--- EXERCISE GOAL ---
Extract everything from the first line through the line with "exp2_free_err = [12, 13, 24]", both ends included, except for any pictures.

--- GIVEN INFORMATION ---

# # # # # # #

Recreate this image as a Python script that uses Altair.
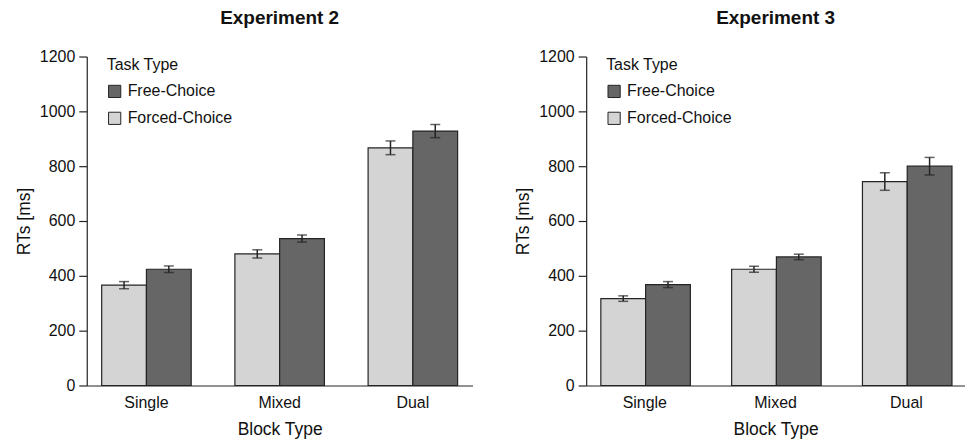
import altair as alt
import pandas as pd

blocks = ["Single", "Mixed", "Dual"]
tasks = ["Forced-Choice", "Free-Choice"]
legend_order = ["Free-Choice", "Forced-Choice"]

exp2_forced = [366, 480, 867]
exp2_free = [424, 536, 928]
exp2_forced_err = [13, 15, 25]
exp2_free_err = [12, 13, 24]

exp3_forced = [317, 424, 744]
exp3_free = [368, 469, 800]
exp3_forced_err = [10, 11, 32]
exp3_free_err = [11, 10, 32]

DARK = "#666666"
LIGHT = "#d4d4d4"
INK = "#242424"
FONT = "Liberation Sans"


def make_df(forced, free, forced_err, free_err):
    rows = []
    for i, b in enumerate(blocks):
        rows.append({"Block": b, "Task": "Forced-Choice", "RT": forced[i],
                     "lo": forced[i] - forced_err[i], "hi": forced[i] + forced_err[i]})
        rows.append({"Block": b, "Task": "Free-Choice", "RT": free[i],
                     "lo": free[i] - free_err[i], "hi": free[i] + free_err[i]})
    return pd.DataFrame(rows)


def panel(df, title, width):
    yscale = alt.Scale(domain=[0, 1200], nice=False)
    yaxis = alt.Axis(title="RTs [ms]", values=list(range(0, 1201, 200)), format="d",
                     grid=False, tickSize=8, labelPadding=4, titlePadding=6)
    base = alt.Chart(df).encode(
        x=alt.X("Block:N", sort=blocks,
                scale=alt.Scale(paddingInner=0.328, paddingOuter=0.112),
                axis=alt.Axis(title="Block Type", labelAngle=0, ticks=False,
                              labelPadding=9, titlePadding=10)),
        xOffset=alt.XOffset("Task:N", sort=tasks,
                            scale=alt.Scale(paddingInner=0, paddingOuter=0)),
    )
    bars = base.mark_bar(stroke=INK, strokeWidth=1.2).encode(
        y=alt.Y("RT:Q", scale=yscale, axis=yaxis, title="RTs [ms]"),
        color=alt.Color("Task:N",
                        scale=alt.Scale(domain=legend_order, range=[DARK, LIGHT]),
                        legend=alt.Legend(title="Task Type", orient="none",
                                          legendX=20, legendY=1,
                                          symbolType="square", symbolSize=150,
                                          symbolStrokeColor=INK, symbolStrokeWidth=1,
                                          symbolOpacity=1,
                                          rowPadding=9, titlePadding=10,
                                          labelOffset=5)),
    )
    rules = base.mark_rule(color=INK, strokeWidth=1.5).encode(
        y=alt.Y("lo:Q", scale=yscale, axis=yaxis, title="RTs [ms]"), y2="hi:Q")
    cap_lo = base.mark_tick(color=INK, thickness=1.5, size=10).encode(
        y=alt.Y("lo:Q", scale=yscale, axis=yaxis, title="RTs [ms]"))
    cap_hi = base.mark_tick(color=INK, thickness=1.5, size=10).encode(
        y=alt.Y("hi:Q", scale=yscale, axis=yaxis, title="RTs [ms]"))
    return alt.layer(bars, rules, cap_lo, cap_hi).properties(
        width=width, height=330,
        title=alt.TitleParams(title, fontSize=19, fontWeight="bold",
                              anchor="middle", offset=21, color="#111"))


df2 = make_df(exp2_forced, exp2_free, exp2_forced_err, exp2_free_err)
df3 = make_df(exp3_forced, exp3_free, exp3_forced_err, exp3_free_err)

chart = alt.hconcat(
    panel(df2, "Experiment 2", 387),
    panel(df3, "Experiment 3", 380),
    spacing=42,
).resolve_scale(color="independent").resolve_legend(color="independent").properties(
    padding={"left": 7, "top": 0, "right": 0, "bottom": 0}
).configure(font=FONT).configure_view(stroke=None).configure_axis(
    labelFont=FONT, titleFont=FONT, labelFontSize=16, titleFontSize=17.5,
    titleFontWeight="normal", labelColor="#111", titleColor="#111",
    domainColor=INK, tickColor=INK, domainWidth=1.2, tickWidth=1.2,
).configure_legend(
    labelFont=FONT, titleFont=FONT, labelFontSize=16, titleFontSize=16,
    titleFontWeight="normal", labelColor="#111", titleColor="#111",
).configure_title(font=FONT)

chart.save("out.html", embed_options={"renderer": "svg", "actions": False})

# # # # # # #

--- THE RESPONSE ---
Recreate this image as a Python script that uses Altair.
import altair as alt
import pandas as pd

blocks = ["Single", "Mixed", "Dual"]
tasks = ["Forced-Choice", "Free-Choice"]
legend_order = ["Free-Choice", "Forced-Choice"]

exp2_forced = [366, 480, 867]
exp2_free = [424, 536, 928]
exp2_forced_err = [13, 15, 25]
exp2_free_err = [12, 13, 24]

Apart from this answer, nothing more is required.